To do
Retype the whole listing verbatim and keep the pictures out of it.

Material
========================

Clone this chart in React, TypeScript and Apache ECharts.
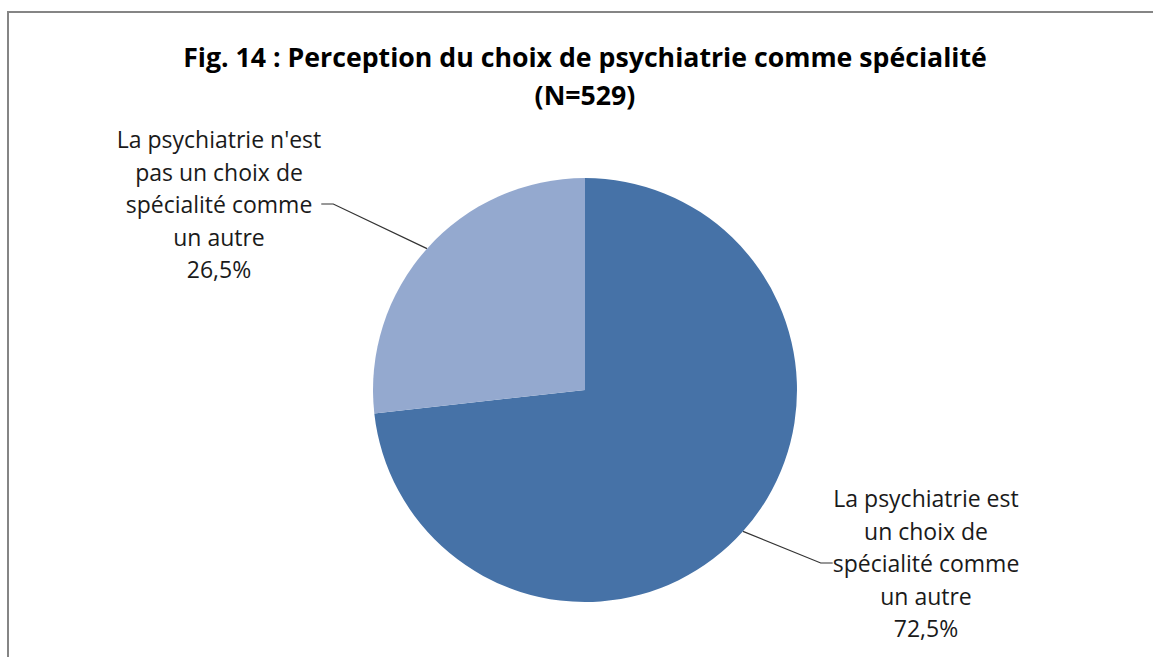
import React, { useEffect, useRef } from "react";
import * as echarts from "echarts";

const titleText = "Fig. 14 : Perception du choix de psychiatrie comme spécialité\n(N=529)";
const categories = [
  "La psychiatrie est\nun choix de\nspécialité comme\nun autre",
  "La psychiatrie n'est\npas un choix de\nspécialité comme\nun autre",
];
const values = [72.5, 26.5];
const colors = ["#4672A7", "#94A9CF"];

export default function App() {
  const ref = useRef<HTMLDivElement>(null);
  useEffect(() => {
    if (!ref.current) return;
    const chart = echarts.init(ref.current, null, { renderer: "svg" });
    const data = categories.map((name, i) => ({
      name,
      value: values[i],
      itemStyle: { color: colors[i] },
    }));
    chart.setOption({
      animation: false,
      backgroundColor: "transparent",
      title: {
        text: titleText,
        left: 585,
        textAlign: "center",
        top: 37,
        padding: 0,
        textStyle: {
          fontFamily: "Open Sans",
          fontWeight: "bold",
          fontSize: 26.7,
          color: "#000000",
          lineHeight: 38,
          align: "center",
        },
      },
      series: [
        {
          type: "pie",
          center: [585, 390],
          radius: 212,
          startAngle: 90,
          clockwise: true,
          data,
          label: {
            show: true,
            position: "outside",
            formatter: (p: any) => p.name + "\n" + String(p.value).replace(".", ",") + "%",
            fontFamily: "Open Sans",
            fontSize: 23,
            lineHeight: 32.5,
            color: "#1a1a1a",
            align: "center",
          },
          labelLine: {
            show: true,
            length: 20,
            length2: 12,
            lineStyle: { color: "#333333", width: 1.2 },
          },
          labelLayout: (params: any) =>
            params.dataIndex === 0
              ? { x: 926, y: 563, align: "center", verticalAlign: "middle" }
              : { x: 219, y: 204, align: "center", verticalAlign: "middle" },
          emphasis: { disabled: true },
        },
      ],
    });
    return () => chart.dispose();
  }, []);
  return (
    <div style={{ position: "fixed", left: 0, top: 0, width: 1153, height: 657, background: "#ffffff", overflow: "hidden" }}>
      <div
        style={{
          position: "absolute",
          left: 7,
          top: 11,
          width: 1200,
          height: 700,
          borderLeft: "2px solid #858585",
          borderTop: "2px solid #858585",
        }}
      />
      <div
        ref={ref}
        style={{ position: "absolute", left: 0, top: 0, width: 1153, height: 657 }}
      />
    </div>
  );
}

========================

Problem solution
Clone this chart in React, TypeScript and Apache ECharts.
import React, { useEffect, useRef } from "react";
import * as echarts from "echarts";

const titleText = "Fig. 14 : Perception du choix de psychiatrie comme spécialité\n(N=529)";
const categories = [
  "La psychiatrie est\nun choix de\nspécialité comme\nun autre",
  "La psychiatrie n'est\npas un choix de\nspécialité comme\nun autre",
];
const values = [72.5, 26.5];
const colors = ["#4672A7", "#94A9CF"];

export default function App() {
  const ref = useRef<HTMLDivElement>(null);
  useEffect(() => {
    if (!ref.current) return;
    const chart = echarts.init(ref.current, null, { renderer: "svg" });
    const data = categories.map((name, i) => ({
      name,
      value: values[i],
      itemStyle: { color: colors[i] },
    }));
    chart.setOption({
      animation: false,
      backgroundColor: "transparent",
      title: {
        text: titleText,
        left: 585,
        textAlign: "center",
        top: 37,
        padding: 0,
        textStyle: {
          fontFamily: "Open Sans",
          fontWeight: "bold",
          fontSize: 26.7,
          color: "#000000",
          lineHeight: 38,
          align: "center",
        },
      },
      series: [
        {
          type: "pie",
          center: [585, 390],
          radius: 212,
          startAngle: 90,
          clockwise: true,
          data,
          label: {
            show: true,
            position: "outside",
            formatter: (p: any) => p.name + "\n" + String(p.value).replace(".", ",") + "%",
            fontFamily: "Open Sans",
            fontSize: 23,
            lineHeight: 32.5,
            color: "#1a1a1a",
            align: "center",
          },
          labelLine: {
            show: true,
            length: 20,
            length2: 12,
            lineStyle: { color: "#333333", width: 1.2 },
          },
          labelLayout: (params: any) =>
            params.dataIndex === 0
              ? { x: 926, y: 563, align: "center", verticalAlign: "middle" }
              : { x: 219, y: 204, align: "center", verticalAlign: "middle" },
          emphasis: { disabled: true },
        },
      ],
    });
    return () => chart.dispose();
  }, []);
  return (
    <div style={{ position: "fixed", left: 0, top: 0, width: 1153, height: 657, background: "#ffffff", overflow: "hidden" }}>
      <div
        style={{
          position: "absolute",
          left: 7,
          top: 11,
          width: 1200,
          height: 700,
          borderLeft: "2px solid #858585",
          borderTop: "2px solid #858585",
        }}
      />
      <div
        ref={ref}
        style={{ position: "absolute", left: 0, top: 0, width: 1153, height: 657 }}
      />
    </div>
  );
}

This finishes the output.